Case Studies

Pharmacy Times, January 2010 Aging Population, Volume 76, Issue 1

CASE ONE

Graves’ Disease

LG is a 34-year-old woman who presented to her primary care physician (PCP) 6 months ago with symptoms of palpitations, heat intolerance, anxiety, and tremor. She was diagnosed with hyperthyroidism as a result of Graves’ disease and was started on propylthiouracil (PTU) 100 mg by mouth 3 times daily. After several months, LG was successfully managed to a euthyroid state and her PTU dose was gradually tapered to her current maintenance dose of PTU 150 mg daily. During her most recent follow-up with her PCP, LG was given a prescription for methimazole (MMI) 10 mg daily and was told to begin this therapy in place of PTU. Somewhat concerned, LG brings the prescription to the pharmacy and asks the pharmacist, “Why does my medication need to be changed? The other pill was working for me.” How should the pharmacist respond? Craig I. Coleman, PharmD Dr. Coleman is an assistant professor of pharmacy practice and director of the pharmacoeconomics and outcomes studies group at the University of Connecticut School of Pharmacy.

CASE TWO

Is It Too Late?

CV, a 52-year-old woman, presents to the emergency department at a highly regarded stroke treatment facility. The neurologist on call rules out intracerebral hemorrhage and determines that CV is having an ischemic stroke due to an embolus in the middle cerebral artery. He also determines, with the help of CV’s family, that her stroke symptoms began just over 3 hours ago. At present, CV has a National Institutes of Health Stroke Scale (NIHSS) score of 19 of a maximum of 42 (higher score signifies a worse stroke severity). CV’s medical history was significant only for hypertension, which was treated with hydrochlorothiazide 25 mg once daily. The neurologist quickly dials the telephone to request intravenous (IV) recombinant tissue plasminogen activator (rtPA) (or alteplase) from the pharmacy. A pharmacist, new to the hospital setting, answers the call and collects the information regarding CV’s status, but is unsure what to do. The pharmacist recalls learning in school that IV rtPA had to be initiated within the first 3 hours. Should the pharmacist send the IV rtPA?

ANSWERS

Case 1: The pharmacist should assure LG that she is receiving an appropriate alternative to PTU, as MMI is considered a safer option in certain patient populations due to the risk of PTU-related acute liver failure. Both belonging to the thionamide class, PTU and MMI carry FDA approval for the treatment of hyperthyroidism and until recently both agents have been considered first-line in adult patients. In April 2009, the FDA and the American Thyroid Association recommended (see Bahn RS. Thyroid. 2009;19:673-674) that PTU not be prescribed as first-line therapy in most adults or children based on reports of PTU-related serious liver injury from both the FDA Adverse Event Reporting System and liver transplantation monitoring programs. It is estimated that 1 in 10,000 adults taking PTU develop PTU-related acute liver failure, which may occur at any point in therapy with a sudden onset and rapid progression to liver failure. Instances where PTU is recommended over MMI include the initiation of therapy in the first trimester of pregnancy or in the setting of life-threatening thyrotoxicosis or thyroid storm. Given LG is of child-bearing age, the pharmacist should also counsel LG on the teratogenic risk (category D) of MMI and the importance of using effective birth control while on therapy.

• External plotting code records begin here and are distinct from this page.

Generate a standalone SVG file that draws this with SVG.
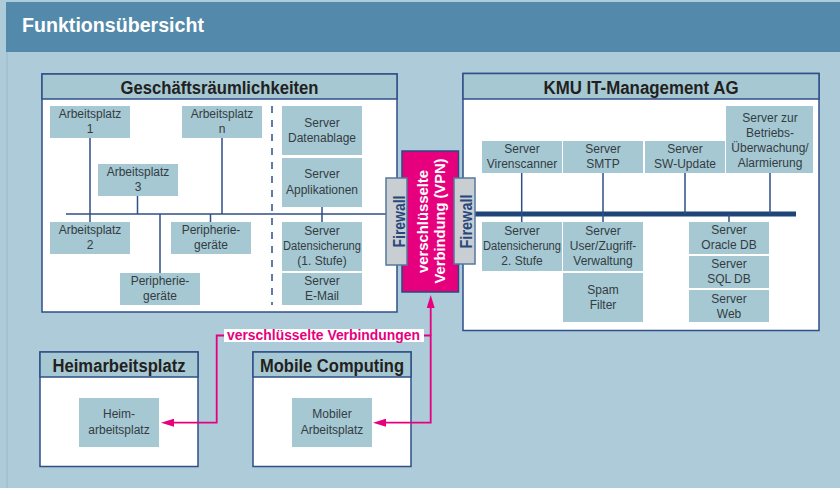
<svg xmlns="http://www.w3.org/2000/svg" width="840" height="488" viewBox="0 0 840 488">
<style>
text{font-family:"Liberation Sans",Arial,sans-serif;text-anchor:middle}
.n{fill:#a5c8d3}
.t{font-size:12px;fill:#343c42}
.h{font-size:17.500px;font-weight:bold;fill:#231f20}
.f{fill:#fff;stroke:#2f4f88;stroke-width:1.5}
.b{fill:#a5c8d3;stroke:#2f4f88;stroke-width:1.5}
.fw{fill:#c9ced2;stroke:#56789c;stroke-width:1.5}
.fwt{font-size:16px;font-weight:bold;fill:#28487c}
.vt{font-size:15px;font-weight:bold;fill:#fff}
.l{fill:none;stroke:#2f4f88;stroke-width:1.5}
.p{fill:none;stroke:#e6007e;stroke-width:1.8}
</style>
<defs>
<marker id="ah" viewBox="0 0 13 8" refX="0" refY="4" markerWidth="13" markerHeight="8" markerUnits="userSpaceOnUse" orient="auto"><path d="M0 0L13 4L0 8Z" fill="#e6007e"/></marker>
</defs>
<rect width="840" height="488" fill="#aecbd9"/>
<rect x="6" y="52" width="2" height="436" fill="#a3c2d2"/>
<g id="header"><rect x="6" y="2" width="834" height="50" fill="#538aab"/>
<text x="113" y="32" font-size="20" font-weight="bold" fill="#fff" textLength="182" lengthAdjust="spacingAndGlyphs">Funktionsübersicht</text></g>

<g id="box-geschaeft"><rect class="f" x="42" y="74" width="355" height="238"/><rect class="b" x="42" y="74" width="355" height="25"/>
<text class="h" x="219.500" y="94" textLength="198" lengthAdjust="spacingAndGlyphs">Geschäftsräumlichkeiten</text></g>
<g id="box-kmu"><rect class="f" x="463" y="73.500" width="356" height="257"/><rect class="b" x="463" y="73.500" width="356" height="25.500"/>
<text class="h" x="641" y="94" textLength="195" lengthAdjust="spacingAndGlyphs">KMU IT-Management AG</text></g>
<g id="box-heim"><rect class="f" x="40" y="352" width="158" height="114.500"/><rect class="b" x="40" y="352" width="158" height="25"/>
<text class="h" x="119" y="372" textLength="133" lengthAdjust="spacingAndGlyphs">Heimarbeitsplatz</text></g>
<g id="box-mobile"><rect class="f" x="253" y="352" width="158" height="114.500"/><rect class="b" x="253" y="352" width="158" height="25"/>
<text class="h" x="332" y="372" textLength="144" lengthAdjust="spacingAndGlyphs">Mobile Computing</text></g>

<g id="connectors">
<path class="l" d="M66 214H386M90 138V222M137.500 196V214M160 214V273M222 138V214M210.500 214V222M322 207V222"/>
<path class="l" d="M272 106V305" stroke-dasharray="7 7"/>
<path d="M475 214H796" fill="none" stroke="#1f4478" stroke-width="5"/>
<path class="l" d="M521.700 173V222M603 173V222M685 173V214M770 173V214M729 214V222"/>
<path class="p" marker-end="url(#ah)" d="M224 335.500H216.700V422.700H174"/>
<path class="p" marker-end="url(#ah)" d="M424 335.500H430.700V422.700H386"/>
<path class="p" marker-end="url(#ah)" d="M430.700 335.500V308"/>
</g>

<g id="a1"><rect class="n" x="50" y="106" width="80" height="32"/><text class="t" x="90" y="118">Arbeitsplatz</text><text class="t" x="90" y="133">1</text></g>
<g id="an"><rect class="n" x="182" y="106" width="80" height="32"/><text class="t" x="222" y="118">Arbeitsplatz</text><text class="t" x="222" y="133">n</text></g>
<g id="a3"><rect class="n" x="98" y="164" width="80" height="32"/><text class="t" x="138" y="176">Arbeitsplatz</text><text class="t" x="138" y="191">3</text></g>
<g id="a2"><rect class="n" x="50" y="222" width="80" height="32"/><text class="t" x="90" y="234">Arbeitsplatz</text><text class="t" x="90" y="249">2</text></g>
<g id="p1"><rect class="n" x="171" y="222" width="80" height="32"/><text class="t" x="211" y="234">Peripherie-</text><text class="t" x="211" y="249">geräte</text></g>
<g id="p2"><rect class="n" x="120" y="273" width="80" height="32"/><text class="t" x="160" y="285">Peripherie-</text><text class="t" x="160" y="300">geräte</text></g>
<g id="s-daten"><rect class="n" x="282" y="106" width="80" height="49"/><text class="t" x="322" y="127">Server</text><text class="t" x="322" y="142">Datenablage</text></g>
<g id="s-appl"><rect class="n" x="282" y="158" width="80" height="49"/><text class="t" x="322" y="178">Server</text><text class="t" x="322" y="194">Applikationen</text></g>
<g id="s-sich1"><rect class="n" x="282" y="222" width="80" height="49"/><text class="t" x="322" y="235">Server</text><text class="t" x="322" y="250" textLength="78" lengthAdjust="spacingAndGlyphs">Datensicherung</text><text class="t" x="322" y="265">(1. Stufe)</text></g>
<g id="s-mail"><rect class="n" x="282" y="273" width="80" height="32"/><text class="t" x="322" y="285">Server</text><text class="t" x="322" y="300">E-Mail</text></g>

<g id="vpn"><rect x="402" y="151" width="56.500" height="141" fill="#e6007e" stroke="#2a4a80" stroke-width="1.500"/>
<text class="vt" transform="translate(428,221.500) rotate(-90)" textLength="103" lengthAdjust="spacingAndGlyphs">verschlüsselte</text>
<text class="vt" transform="translate(445,221) rotate(-90)" textLength="125" lengthAdjust="spacingAndGlyphs">Verbindung (VPN)</text></g>
<g id="fw-l"><rect class="fw" x="386" y="178" width="21" height="87"/><text class="fwt" transform="translate(404.500,221.500) rotate(-90)" textLength="52" lengthAdjust="spacingAndGlyphs">Firewall</text></g>
<g id="fw-r"><rect class="fw" x="454" y="178" width="21" height="86"/><text class="fwt" transform="translate(472,221.500) rotate(-90)" textLength="54" lengthAdjust="spacingAndGlyphs">Firewall</text></g>

<g id="s-viren"><rect class="n" x="482" y="141" width="80" height="32"/><text class="t" x="522" y="153">Server</text><text class="t" x="522" y="168">Virenscanner</text></g>
<g id="s-smtp"><rect class="n" x="563" y="141" width="80" height="32"/><text class="t" x="603" y="153">Server</text><text class="t" x="603" y="168">SMTP</text></g>
<g id="s-sw"><rect class="n" x="645" y="141" width="80" height="32"/><text class="t" x="685" y="153">Server</text><text class="t" x="685" y="168">SW-Update</text></g>
<g id="s-betrieb"><rect class="n" x="726" y="106" width="87" height="67"/><text class="t" x="770" y="122">Server zur</text><text class="t" x="770" y="137">Betriebs-</text><text class="t" x="770" y="152">Überwachung/</text><text class="t" x="770" y="167">Alarmierung</text></g>
<g id="s-sich2"><rect class="n" x="482" y="222" width="80" height="49"/><text class="t" x="522" y="235">Server</text><text class="t" x="522" y="250" textLength="78" lengthAdjust="spacingAndGlyphs">Datensicherung</text><text class="t" x="522" y="265">2. Stufe</text></g>
<g id="s-user"><rect class="n" x="563" y="222" width="80" height="49"/><text class="t" x="603" y="235">Server</text><text class="t" x="603" y="250">User/Zugriff-</text><text class="t" x="603" y="265">Verwaltung</text></g>
<g id="s-spam"><rect class="n" x="563" y="273" width="80" height="49"/><text class="t" x="603" y="294">Spam</text><text class="t" x="603" y="309">Filter</text></g>
<g id="s-oracle"><rect class="n" x="689" y="222" width="80" height="32"/><text class="t" x="729" y="234">Server</text><text class="t" x="729" y="249">Oracle DB</text></g>
<g id="s-sql"><rect class="n" x="689" y="256" width="80" height="32"/><text class="t" x="729" y="268">Server</text><text class="t" x="729" y="283">SQL DB</text></g>
<g id="s-web"><rect class="n" x="689" y="290" width="80" height="32"/><text class="t" x="729" y="303">Server</text><text class="t" x="729" y="318">Web</text></g>
<g id="heim"><rect class="n" x="79" y="398" width="80" height="49"/><text class="t" x="119" y="418">Heim-</text><text class="t" x="119" y="434">arbeitsplatz</text></g>
<g id="mobil"><rect class="n" x="292" y="398" width="80" height="49"/><text class="t" x="332" y="418">Mobiler</text><text class="t" x="332" y="434">Arbeitsplatz</text></g>

<g id="label-vpn"><rect x="224" y="329" width="200" height="13" fill="#fff"/><text x="323.500" y="339.500" font-size="14" font-weight="bold" fill="#e6007e" textLength="193" lengthAdjust="spacingAndGlyphs">verschlüsselte Verbindungen</text></g>
</svg>
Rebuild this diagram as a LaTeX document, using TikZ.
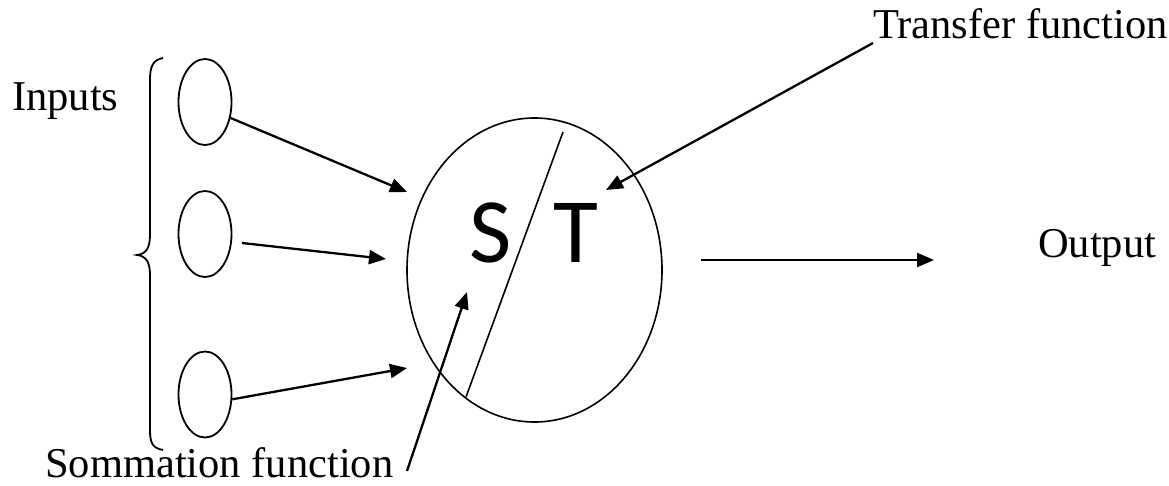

Case 2: Absolutely, and as quickly as possible. Time is brain function! IV rtPA has been approved by the FDA for the treatment of acute ischemic stroke within the first 3 hours of symptom onset. However, based upon the positive results of the European Cooperative Acute Stroke Study (ECASS III), which evaluated the benefits of IV rtPA administered between 3 and 4.5 hours after symptom onset, the American Heart Association Stroke Council has recently expanded their maximum time cut-off for IV rtPA to 4.5 hours (Class Ib recommendation for most patients). ECASS III found that when compared with placebo, patients receiving IV rtPA in the 3- to 4.5-hour window had significantly higher odds (34%) of a more favorable outcome, with no differences in mortality, but a higher incidence of intracranial hemorrhage (P = .001). However, ECASS III did not enroll patients older than 80 years, or those taking oral anticoagulants, with a baseline NIHSS score >25, or with both a history of stroke and diabetes. So, while the 3- to 4.5-hour extended window is still recommended in patients with these characteristics, it carries a weaker recommendation (Class IIb C). Since CV is reporting within 4.5 hours of stroke symptom onset, the pharmacist should send 0.9 mg/kg (maximum of 90 mg) of IV alteplase, with instructions to give the first 10% as a bolus dose and the remainder as a 1-hour infusion.